§ **EXERCISE DETAILS**:
Transcribe the records below from the first line to the line that includes "dashes = [[1, 0], [1, 0], [50, 50]]", inclusive, and omit the pictures.

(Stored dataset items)
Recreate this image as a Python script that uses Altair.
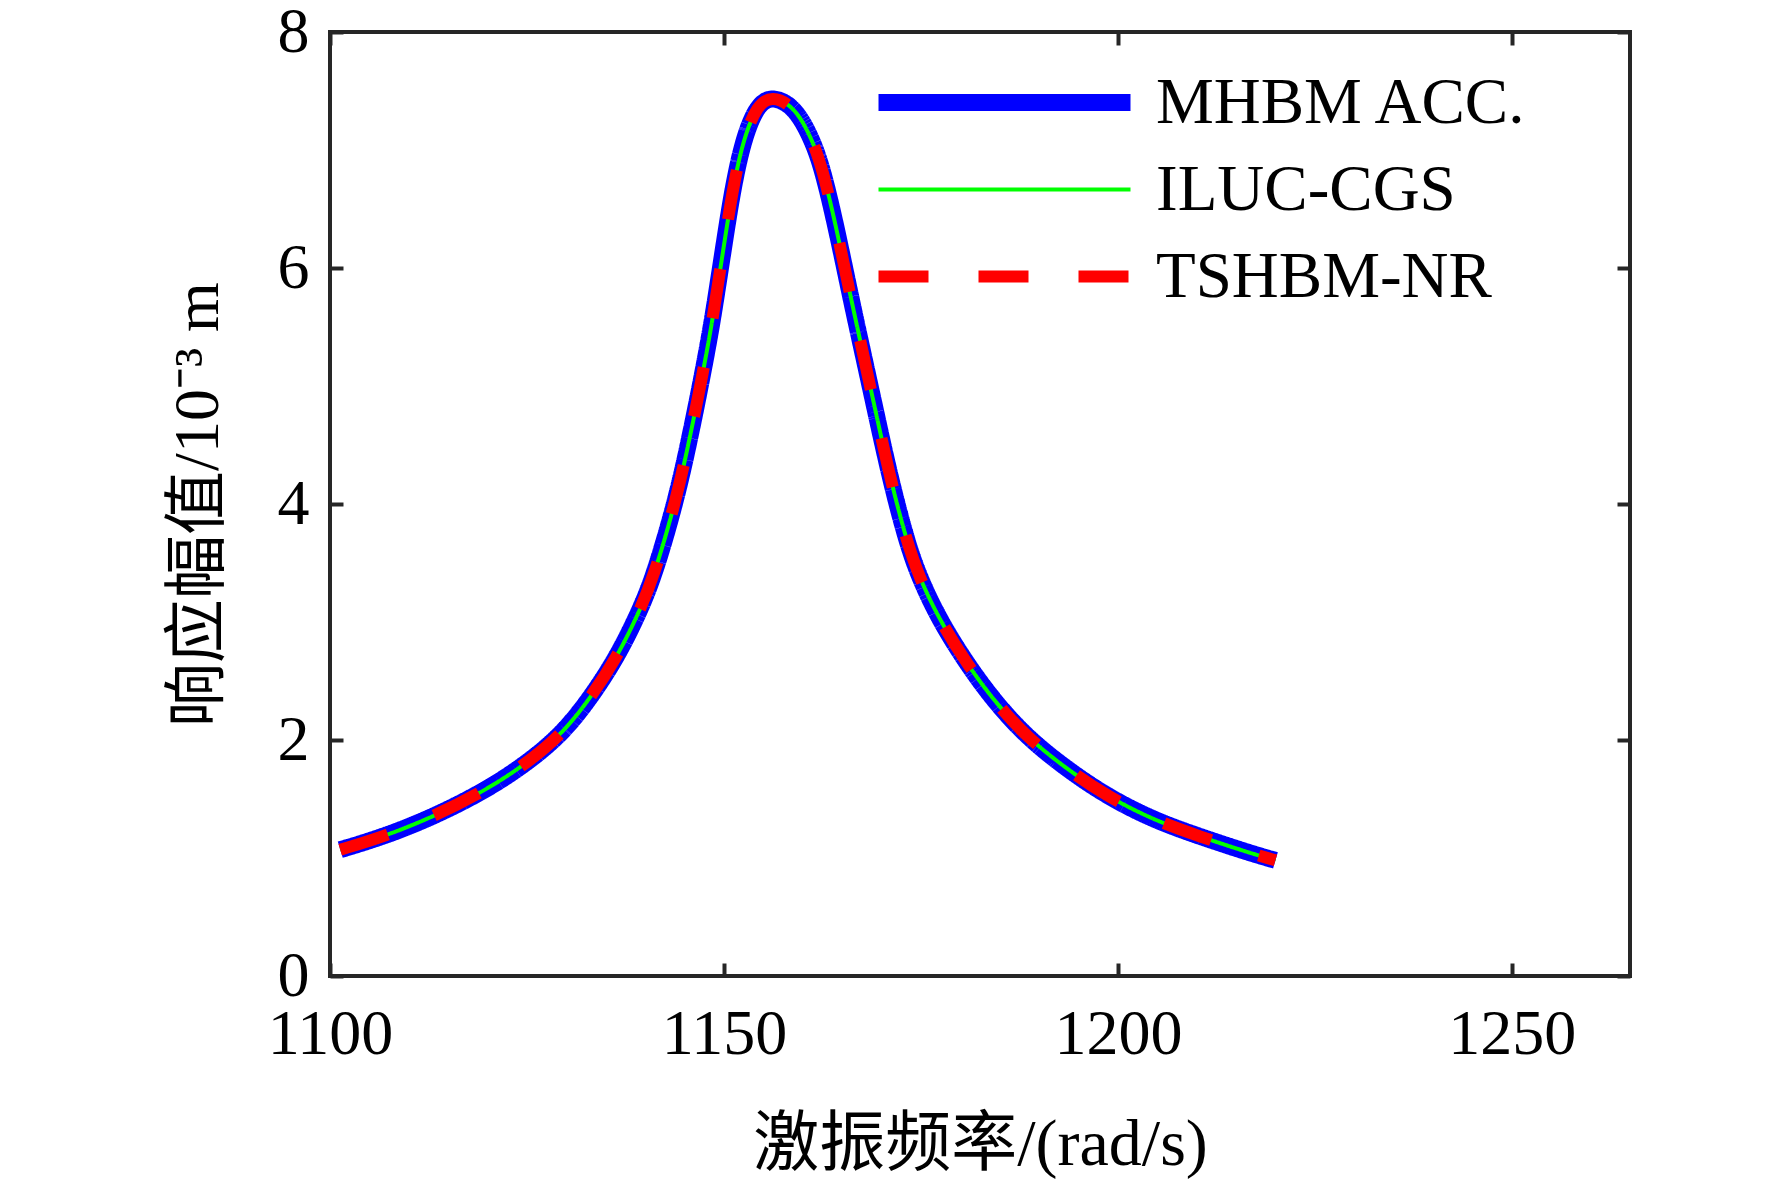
import altair as alt
import pandas as pd

# ---- data ----
freq = [1101.3, 1107.2, 1113.1, 1119.1, 1124.1, 1129.2, 1133.0, 1136.4, 1139.0,
        1141.1, 1144.0, 1145.7, 1147.0, 1148.3, 1149.1, 1150.2, 1151.2,
        1152.5, 1154.2, 1156.1, 1158.9, 1161.0, 1162.5, 1164.4, 1166.0, 1167.7,
        1169.4, 1171.1, 1173.2, 1174.9, 1177.5, 1180.9, 1184.3, 1188.5, 1193.6,
        1198.7, 1204.6, 1210.5, 1216.4, 1220.0]
amp = [1.07, 1.19, 1.35, 1.55, 1.76, 2.03, 2.35, 2.70, 3.05,
       3.38, 4.05, 4.57, 5.00, 5.46, 5.80, 6.28, 6.70,
       7.10, 7.38, 7.46, 7.37, 7.12, 6.85, 6.30, 5.78, 5.26,
       4.74, 4.22, 3.68, 3.36, 3.00, 2.64, 2.33, 2.02, 1.75,
       1.52, 1.32, 1.18, 1.05, 0.98]

methods = ["MHBM ACC.", "ILUC-CGS", "TSHBM-NR"]
colors = ["#0000ff", "#00ff00", "#ff0000"]
widths = [17, 4, 12]
dashes = [[1, 0], [1, 0], [50, 50]]

x_ticks = [1100, 1150, 1200, 1250]
y_ticks = [0, 2, 4, 6, 8]

x_title = "激振频率/(rad/s)"
y_title = "响应幅值/10⁻³ m"

rows = []
for m in methods:
    for f, a in zip(freq, amp):
        rows.append({"method": m, "freq": f, "amp": a})
df = pd.DataFrame(rows)

W, H = 1300, 944
FONT = "Liberation Serif, Noto Sans CJK SC"
FRAME = "#262626"

xscale = alt.Scale(domain=[1100, 1265], nice=False, zero=False)
yscale = alt.Scale(domain=[0, 8], nice=False)

legend = alt.Legend(
    title=None, orient="none", legendX=540, legendY=27,
    symbolType="stroke", symbolSize=63504,
    labelFont=FONT, labelFontSize=65, labelColor="black", labelLimit=0,
    labelOffset=17, clipHeight=87, rowPadding=0, padding=0,
)

# axes carrying labels and titles (no ticks)
ax_x_main = alt.Axis(orient="bottom", values=x_ticks, format="d", ticks=False, tickSize=0,
                     domain=False, grid=False, labelFlush=False, labelFont=FONT,
                     labelFontSize=64, labelColor="black", labelPadding=26, title=x_title,
                     titleFont=FONT, titleFontSize=66, titleFontWeight="normal",
                     titleColor="black", titlePadding=46)
ax_y_main = alt.Axis(orient="left", values=y_ticks, format="d", ticks=False, tickSize=0,
                     domain=False, grid=False, labelFlush=False, labelFont=FONT,
                     labelFontSize=64, labelColor="black", labelPadding=21, title=y_title,
                     titleFont=FONT, titleFontSize=64, titleFontWeight="normal",
                     titleColor="black", titlePadding=47)

# tick-only axes, ticks pointing into the plot
def tick_axis(orient, vals):
    return alt.Axis(orient=orient, values=vals, ticks=True, tickSize={"expr": "-13"},
                    tickWidth=4, tickColor=FRAME, labels=False, domain=False, grid=False,
                    title=None)

def layer(i, xaxis, yaxis):
    return alt.Chart(df).transform_filter(alt.datum.method == methods[i]).mark_line(
        interpolate="basis", strokeCap="butt", strokeJoin="round"
    ).encode(
        x=alt.X("freq:Q", scale=xscale, axis=xaxis),
        y=alt.Y("amp:Q", scale=yscale, axis=yaxis),
        color=alt.Color("method:N", scale=alt.Scale(domain=methods, range=colors), legend=legend),
        strokeWidth=alt.StrokeWidth("method:N", scale=alt.Scale(type="ordinal", domain=methods, range=widths), legend=legend),
        strokeDash=alt.StrokeDash("method:N", scale=alt.Scale(domain=methods, range=dashes), legend=legend),
    )

blue = layer(0, ax_x_main, ax_y_main)
green = layer(1, tick_axis("top", x_ticks), tick_axis("right", y_ticks))
red = layer(2, tick_axis("bottom", x_ticks), tick_axis("left", y_ticks))

chart = alt.layer(blue, green, red).resolve_axis(x="independent", y="independent").properties(
    width=W, height=H,
    autosize=alt.AutoSizeParams(type="none"),
    padding={"left": 322, "top": 24, "right": 134, "bottom": 203},
).configure(background="white").configure_view(stroke=FRAME, strokeWidth=4)

chart.save("out.html", embed_options={"renderer": "svg", "actions": False})
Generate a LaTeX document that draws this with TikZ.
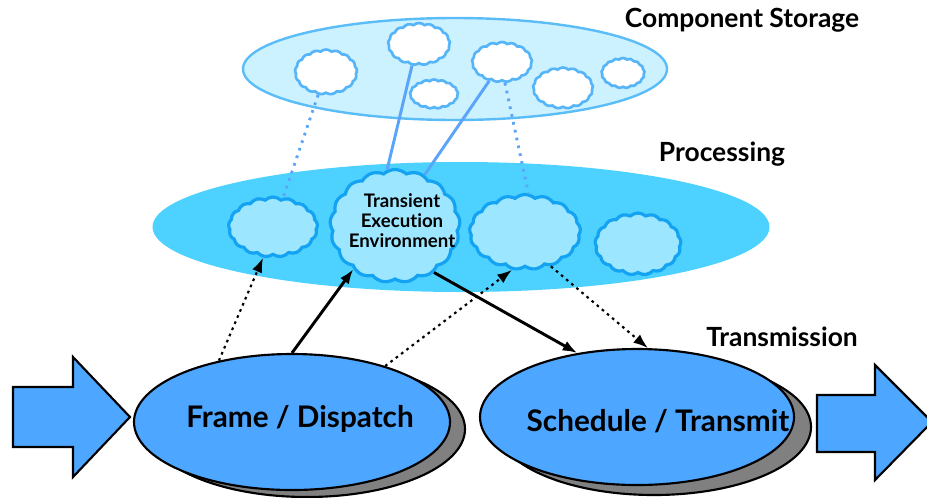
\documentclass[tikz,border=0pt]{standalone}
\usepackage{fontspec}
\setmainfont{Lato}[Ligatures={NoCommon}]
\usetikzlibrary{shapes.symbols,shapes.geometric,arrows.meta}
\definecolor{storfill}{HTML}{CCF1FF}
\definecolor{storline}{HTML}{5BBDF7}
\definecolor{sclline}{HTML}{55B5F8}
\definecolor{procfill}{HTML}{4DD2FF}
\definecolor{pclfill}{HTML}{9DE6FF}
\definecolor{pclline}{HTML}{14A3F2}
\definecolor{linkblue}{HTML}{5AA5FA}
\definecolor{bigfill}{HTML}{4DA6FF}
\definecolor{shadowgray}{HTML}{808080}
\tikzset{
  cloudbase/.style={cloud, cloud puffs=17, cloud puff arc=85, cloud ignores aspect, inner sep=0pt},
  scloud/.style={cloudbase, draw=sclline, fill=white, line width=2pt},
  pcloud/.style={cloudbase, draw=pclline, fill=pclfill, line width=2.4pt},
  bigell/.style={ellipse, draw=black, fill=bigfill, line width=1.6pt, inner sep=0pt},
  shadowell/.style={ellipse, draw=black, fill=shadowgray, line width=1.6pt, inner sep=0pt},
  blockarrow/.style={draw=black, fill=bigfill, line width=1.6pt, line join=miter},
  layerlabel/.style={font=\bfseries\fontsize{19.8}{22}\selectfont, inner sep=0pt},
  bigtext/.style={font=\bfseries\fontsize{22.3}{25}\selectfont},
  solidarrow/.style={draw=black, line width=2.2pt, -{Latex[length=11pt,width=8pt]}},
  dotarrow/.style={draw=black, line width=1.6pt, dash pattern=on 2pt off 3pt, -{Latex[length=11pt,width=8pt]}},
  bluesolid/.style={draw=linkblue, line width=2.2pt},
  bluedot/.style={draw=linkblue, line width=2.2pt, dash pattern=on 2pt off 4pt},
}
\begin{document}
\begin{tikzpicture}[x=0.75pt,y=-0.75pt]
\useasboundingbox (0,0) rectangle (927,497);
\clip (0,0) rectangle (927,497);
% storage layer
\node[ellipse, draw=storline, fill=storfill, line width=1.8pt, minimum width=318pt, minimum height=76.5pt, inner sep=0pt] (storage) at (455,69) {};
\node[layerlabel] (lstorage) at (742,20) {Component Storage};
\node[scloud, minimum width=46.5pt, minimum height=33.75pt] (sc1) at (326,72) {};
\node[scloud, minimum width=46.5pt, minimum height=31.5pt] (sc2) at (419,44) {};
\node[scloud, minimum width=36pt, minimum height=21.75pt] (sc3) at (434,94) {};
\node[scloud, minimum width=45pt, minimum height=30pt] (sc4) at (502,62) {};
\node[scloud, minimum width=45pt, minimum height=30.75pt] (sc5) at (563,88) {};
\node[scloud, minimum width=32.25pt, minimum height=22.5pt] (sc6) at (623,73) {};
% processing layer
\node[ellipse, fill=procfill, minimum width=462.75pt, minimum height=97.5pt, inner sep=0pt] (proc) at (461,227) {};
\node[layerlabel] (lproc) at (722,154) {Processing};
\node[pcloud, minimum width=66.75pt, minimum height=45pt] (pc1) at (273,227) {};
\node[pcloud, minimum width=97.5pt, minimum height=84.75pt] (tee) at (395,226) {};
\node[align=center, font=\bfseries\fontsize{14}{15}\selectfont, inner sep=0pt] (teetext) at (402,221) {Transient\\Execu\kern0pt tion\\Environment};
\node[pcloud, minimum width=83.25pt, minimum height=56.25pt] (pc3) at (525,232) {};
\node[pcloud, minimum width=64.5pt, minimum height=46.5pt] (pc4) at (638,244) {};
% blue links
\draw[bluedot] (sc1.251) -- (pc1.71);
\draw[bluesolid] (sc2.252) -- (tee.98);
\draw[bluesolid] (sc4.236) -- (tee.60);
\draw[bluedot] (sc4.278) -- (pc3.85);
% transmission layer
\node[layerlabel] (ltrans) at (782,337) {Transmission};
\node[shadowell, minimum width=237pt, minimum height=102pt] (fdshadow) at (307,429) {};
\node[bigell, minimum width=237pt, minimum height=102pt] (fd) at (292,422) {};
\node[bigtext] (fdtext) at (300,419) {Frame / Dispatch};
\node[shadowell, minimum width=235.5pt, minimum height=102pt] (stshadow) at (654,427) {};
\node[bigell, minimum width=235.5pt, minimum height=102pt] (st) at (637,417) {};
\node[bigtext] (sttext) at (658,421) {Schedule / Transmit};
% block arrows
\draw[blockarrow] (13,387) -- (73,387) -- (73,357) -- (130,417) -- (73,477) -- (73,447) -- (13,447) -- cycle;
\draw[blockarrow] (817,395) -- (875,395) -- (875,365) -- (932,422) -- (875,480) -- (875,452) -- (817,452) -- cycle;
% flows
\draw[dotarrow] (fd.140) -- (pc1.252);
\draw[solidarrow] (fd.90) -- (tee.226);
\draw[dotarrow] (fd.31) -- (pc3.251);
\draw[solidarrow] (tee.310) -- (st.133);
\draw[dotarrow] (pc3.307) -- (st.81);
\end{tikzpicture}
\end{document}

§ **COMPLETED EXERCISE**:
Recreate this image as a Python script that uses Altair.
import altair as alt
import pandas as pd

# ---- data ----
freq = [1101.3, 1107.2, 1113.1, 1119.1, 1124.1, 1129.2, 1133.0, 1136.4, 1139.0,
        1141.1, 1144.0, 1145.7, 1147.0, 1148.3, 1149.1, 1150.2, 1151.2,
        1152.5, 1154.2, 1156.1, 1158.9, 1161.0, 1162.5, 1164.4, 1166.0, 1167.7,
        1169.4, 1171.1, 1173.2, 1174.9, 1177.5, 1180.9, 1184.3, 1188.5, 1193.6,
        1198.7, 1204.6, 1210.5, 1216.4, 1220.0]
amp = [1.07, 1.19, 1.35, 1.55, 1.76, 2.03, 2.35, 2.70, 3.05,
       3.38, 4.05, 4.57, 5.00, 5.46, 5.80, 6.28, 6.70,
       7.10, 7.38, 7.46, 7.37, 7.12, 6.85, 6.30, 5.78, 5.26,
       4.74, 4.22, 3.68, 3.36, 3.00, 2.64, 2.33, 2.02, 1.75,
       1.52, 1.32, 1.18, 1.05, 0.98]

methods = ["MHBM ACC.", "ILUC-CGS", "TSHBM-NR"]
colors = ["#0000ff", "#00ff00", "#ff0000"]
widths = [17, 4, 12]
dashes = [[1, 0], [1, 0], [50, 50]]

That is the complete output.